* begin *

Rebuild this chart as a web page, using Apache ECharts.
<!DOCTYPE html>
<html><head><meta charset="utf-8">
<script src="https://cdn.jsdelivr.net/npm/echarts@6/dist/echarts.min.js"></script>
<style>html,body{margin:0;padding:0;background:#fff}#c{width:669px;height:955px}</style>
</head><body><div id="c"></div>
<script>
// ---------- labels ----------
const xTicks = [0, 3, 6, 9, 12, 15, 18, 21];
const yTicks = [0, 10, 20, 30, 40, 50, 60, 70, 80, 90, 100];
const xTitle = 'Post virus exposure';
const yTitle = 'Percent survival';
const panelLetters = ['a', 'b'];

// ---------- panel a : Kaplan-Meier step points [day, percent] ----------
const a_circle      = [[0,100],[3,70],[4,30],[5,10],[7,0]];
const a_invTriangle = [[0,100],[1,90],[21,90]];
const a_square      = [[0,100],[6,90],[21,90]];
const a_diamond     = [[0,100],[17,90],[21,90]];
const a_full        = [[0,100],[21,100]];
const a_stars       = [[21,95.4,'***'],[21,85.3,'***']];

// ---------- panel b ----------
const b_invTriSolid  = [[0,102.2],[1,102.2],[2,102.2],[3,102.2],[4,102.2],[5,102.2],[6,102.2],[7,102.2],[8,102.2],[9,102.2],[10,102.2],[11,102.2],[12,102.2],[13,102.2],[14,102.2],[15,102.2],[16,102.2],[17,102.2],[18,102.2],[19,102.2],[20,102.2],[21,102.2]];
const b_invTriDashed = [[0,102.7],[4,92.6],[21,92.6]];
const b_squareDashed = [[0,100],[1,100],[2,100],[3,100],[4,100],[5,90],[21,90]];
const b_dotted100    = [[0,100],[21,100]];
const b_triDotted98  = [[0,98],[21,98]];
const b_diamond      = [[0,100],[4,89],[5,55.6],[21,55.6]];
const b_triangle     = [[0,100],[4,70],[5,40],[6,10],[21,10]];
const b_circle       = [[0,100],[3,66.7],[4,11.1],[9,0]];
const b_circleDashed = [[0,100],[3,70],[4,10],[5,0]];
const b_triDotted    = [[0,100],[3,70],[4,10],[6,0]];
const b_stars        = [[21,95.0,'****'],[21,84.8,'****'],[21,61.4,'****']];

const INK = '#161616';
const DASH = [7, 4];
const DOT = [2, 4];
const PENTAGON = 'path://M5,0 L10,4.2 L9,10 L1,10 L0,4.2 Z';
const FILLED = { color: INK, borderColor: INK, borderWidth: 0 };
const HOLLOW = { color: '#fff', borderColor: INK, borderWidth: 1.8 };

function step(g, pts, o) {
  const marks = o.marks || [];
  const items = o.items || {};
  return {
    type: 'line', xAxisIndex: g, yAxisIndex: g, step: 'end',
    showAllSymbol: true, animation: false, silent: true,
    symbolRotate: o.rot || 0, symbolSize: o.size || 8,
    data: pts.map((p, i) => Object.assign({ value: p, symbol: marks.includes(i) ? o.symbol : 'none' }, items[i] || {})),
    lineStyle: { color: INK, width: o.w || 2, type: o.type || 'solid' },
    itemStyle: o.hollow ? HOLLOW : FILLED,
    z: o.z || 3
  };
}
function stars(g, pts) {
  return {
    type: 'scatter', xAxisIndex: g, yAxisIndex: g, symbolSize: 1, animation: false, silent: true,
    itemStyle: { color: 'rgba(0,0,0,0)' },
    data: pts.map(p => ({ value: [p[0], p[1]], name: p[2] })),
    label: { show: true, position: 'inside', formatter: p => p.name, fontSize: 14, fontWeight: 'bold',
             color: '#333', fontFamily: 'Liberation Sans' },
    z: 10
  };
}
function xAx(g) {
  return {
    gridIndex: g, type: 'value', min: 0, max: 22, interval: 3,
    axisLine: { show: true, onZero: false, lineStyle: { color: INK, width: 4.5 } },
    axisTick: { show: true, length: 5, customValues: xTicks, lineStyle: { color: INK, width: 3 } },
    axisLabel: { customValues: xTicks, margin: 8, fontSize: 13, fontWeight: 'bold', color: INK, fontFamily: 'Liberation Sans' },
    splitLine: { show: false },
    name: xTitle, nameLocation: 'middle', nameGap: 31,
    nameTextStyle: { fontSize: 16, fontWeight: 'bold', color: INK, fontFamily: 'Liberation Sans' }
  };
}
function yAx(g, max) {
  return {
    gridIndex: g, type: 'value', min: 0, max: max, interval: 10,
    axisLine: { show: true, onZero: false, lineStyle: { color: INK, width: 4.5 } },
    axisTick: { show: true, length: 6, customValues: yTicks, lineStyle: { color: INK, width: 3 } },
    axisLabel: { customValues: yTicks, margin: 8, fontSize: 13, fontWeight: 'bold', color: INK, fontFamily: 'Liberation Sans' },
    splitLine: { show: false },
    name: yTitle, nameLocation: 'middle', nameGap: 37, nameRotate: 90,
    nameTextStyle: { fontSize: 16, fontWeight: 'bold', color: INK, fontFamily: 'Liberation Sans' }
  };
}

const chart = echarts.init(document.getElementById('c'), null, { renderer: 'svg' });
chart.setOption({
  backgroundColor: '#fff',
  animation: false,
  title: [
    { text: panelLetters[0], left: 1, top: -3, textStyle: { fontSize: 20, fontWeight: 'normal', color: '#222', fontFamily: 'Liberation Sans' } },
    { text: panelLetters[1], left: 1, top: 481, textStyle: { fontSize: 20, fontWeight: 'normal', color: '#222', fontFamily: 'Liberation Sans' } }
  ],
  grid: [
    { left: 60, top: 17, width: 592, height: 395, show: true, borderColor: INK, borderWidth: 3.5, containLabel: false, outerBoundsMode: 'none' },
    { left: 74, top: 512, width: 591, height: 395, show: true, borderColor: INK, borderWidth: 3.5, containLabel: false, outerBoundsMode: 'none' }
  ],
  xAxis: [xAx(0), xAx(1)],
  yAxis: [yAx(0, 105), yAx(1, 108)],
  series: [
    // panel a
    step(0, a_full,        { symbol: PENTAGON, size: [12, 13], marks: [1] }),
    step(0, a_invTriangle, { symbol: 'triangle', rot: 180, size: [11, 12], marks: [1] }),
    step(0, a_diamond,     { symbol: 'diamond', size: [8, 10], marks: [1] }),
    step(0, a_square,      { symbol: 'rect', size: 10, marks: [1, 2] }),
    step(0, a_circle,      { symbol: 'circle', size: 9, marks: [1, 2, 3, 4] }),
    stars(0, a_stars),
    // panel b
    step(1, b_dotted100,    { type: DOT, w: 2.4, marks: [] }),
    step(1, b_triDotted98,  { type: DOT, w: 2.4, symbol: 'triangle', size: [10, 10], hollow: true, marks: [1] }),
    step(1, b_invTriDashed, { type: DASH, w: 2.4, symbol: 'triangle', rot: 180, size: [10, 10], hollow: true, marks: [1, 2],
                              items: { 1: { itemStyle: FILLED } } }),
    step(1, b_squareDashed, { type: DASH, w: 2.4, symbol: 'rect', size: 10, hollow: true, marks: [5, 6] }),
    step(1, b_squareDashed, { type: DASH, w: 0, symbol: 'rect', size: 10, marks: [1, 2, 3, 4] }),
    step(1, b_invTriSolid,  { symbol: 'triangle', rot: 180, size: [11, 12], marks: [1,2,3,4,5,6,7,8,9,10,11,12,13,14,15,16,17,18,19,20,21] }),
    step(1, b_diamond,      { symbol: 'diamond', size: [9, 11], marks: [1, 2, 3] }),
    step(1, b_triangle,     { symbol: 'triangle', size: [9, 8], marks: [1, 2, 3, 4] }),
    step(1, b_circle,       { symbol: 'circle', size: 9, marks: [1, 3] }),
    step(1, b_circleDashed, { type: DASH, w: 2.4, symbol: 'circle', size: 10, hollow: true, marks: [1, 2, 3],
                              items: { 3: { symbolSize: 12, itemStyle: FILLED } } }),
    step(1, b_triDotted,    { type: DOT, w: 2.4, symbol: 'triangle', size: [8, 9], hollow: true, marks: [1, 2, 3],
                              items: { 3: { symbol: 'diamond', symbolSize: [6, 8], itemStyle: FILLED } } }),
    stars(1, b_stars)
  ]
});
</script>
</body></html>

* end *

• EXERCISE DESCRIPTION:
Please reproduce exactly the lines above, beginning with the first and ending with the line that contains "INK, borderWidth: 1.8", and include nothing outside that range.

• ANSWER FOR THE TASK:
Rebuild this chart as a web page, using Apache ECharts.
<!DOCTYPE html>
<html><head><meta charset="utf-8">
<script src="https://cdn.jsdelivr.net/npm/echarts@6/dist/echarts.min.js"></script>
<style>html,body{margin:0;padding:0;background:#fff}#c{width:669px;height:955px}</style>
</head><body><div id="c"></div>
<script>
// ---------- labels ----------
const xTicks = [0, 3, 6, 9, 12, 15, 18, 21];
const yTicks = [0, 10, 20, 30, 40, 50, 60, 70, 80, 90, 100];
const xTitle = 'Post virus exposure';
const yTitle = 'Percent survival';
const panelLetters = ['a', 'b'];

// ---------- panel a : Kaplan-Meier step points [day, percent] ----------
const a_circle      = [[0,100],[3,70],[4,30],[5,10],[7,0]];
const a_invTriangle = [[0,100],[1,90],[21,90]];
const a_square      = [[0,100],[6,90],[21,90]];
const a_diamond     = [[0,100],[17,90],[21,90]];
const a_full        = [[0,100],[21,100]];
const a_stars       = [[21,95.4,'***'],[21,85.3,'***']];

// ---------- panel b ----------
const b_invTriSolid  = [[0,102.2],[1,102.2],[2,102.2],[3,102.2],[4,102.2],[5,102.2],[6,102.2],[7,102.2],[8,102.2],[9,102.2],[10,102.2],[11,102.2],[12,102.2],[13,102.2],[14,102.2],[15,102.2],[16,102.2],[17,102.2],[18,102.2],[19,102.2],[20,102.2],[21,102.2]];
const b_invTriDashed = [[0,102.7],[4,92.6],[21,92.6]];
const b_squareDashed = [[0,100],[1,100],[2,100],[3,100],[4,100],[5,90],[21,90]];
const b_dotted100    = [[0,100],[21,100]];
const b_triDotted98  = [[0,98],[21,98]];
const b_diamond      = [[0,100],[4,89],[5,55.6],[21,55.6]];
const b_triangle     = [[0,100],[4,70],[5,40],[6,10],[21,10]];
const b_circle       = [[0,100],[3,66.7],[4,11.1],[9,0]];
const b_circleDashed = [[0,100],[3,70],[4,10],[5,0]];
const b_triDotted    = [[0,100],[3,70],[4,10],[6,0]];
const b_stars        = [[21,95.0,'****'],[21,84.8,'****'],[21,61.4,'****']];

const INK = '#161616';
const DASH = [7, 4];
const DOT = [2, 4];
const PENTAGON = 'path://M5,0 L10,4.2 L9,10 L1,10 L0,4.2 Z';
const FILLED = { color: INK, borderColor: INK, borderWidth: 0 };
const HOLLOW = { color: '#fff', borderColor: INK, borderWidth: 1.8 };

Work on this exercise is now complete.